Alquist, the team from the Czech Technical University in Prague and the runner-up in the 2018 challenge, used a hybrid code network (HCN) for its dialogue manager. An HCN combines a neural network with handwritten code that reflects the developers’ understanding of the problem space. HCNs can dramatically reduce the amount of training data required to achieve a given level of performance, by sparing the network from having to learn how to perform tasks that are easily coded.
In Alquist’s case, the added code has two main functions: it filters out suggested responses that violate a set of handwritten rules about what types of responses should follow what types of utterances, and it inserts context-specific data into responses selected by the neural net. So, for instance, the neural network might output the response “That movie was directed by {say_director}”, where {say director} is an instruction to a complementary program that has separately processed data from the NLU modules.
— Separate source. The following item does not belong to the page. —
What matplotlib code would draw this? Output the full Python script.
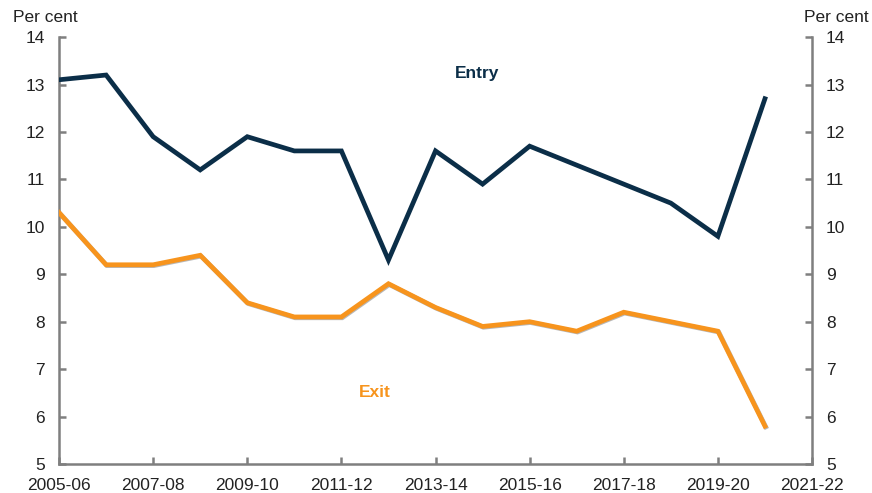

Customer experience and personalization
All of the teams had to address the question of when to switch conversation topics and how to select new topics, but Iris, the team from Emory University, built a machine learning model that predicted appealing topics on the basis of conversational history — what topics a customer had previously accepted and rejected and what types of interactions he or she had previously engaged in. Iris trained their model on data from their socialbot’s past interactions with customers.
In tests, Iris compared their model to the simple heuristic of suggesting new topics in order of overall popularity and found that, on average, their model’s recommendations were 62% more likely to be accepted.
It was a pleasure to work with the student teams who competed in the 2018 Alexa Prize and a privilege to witness their innovative approaches to a fundamental problem in artificial-intelligence research. We can’t wait to see what the next group of teams will come up with!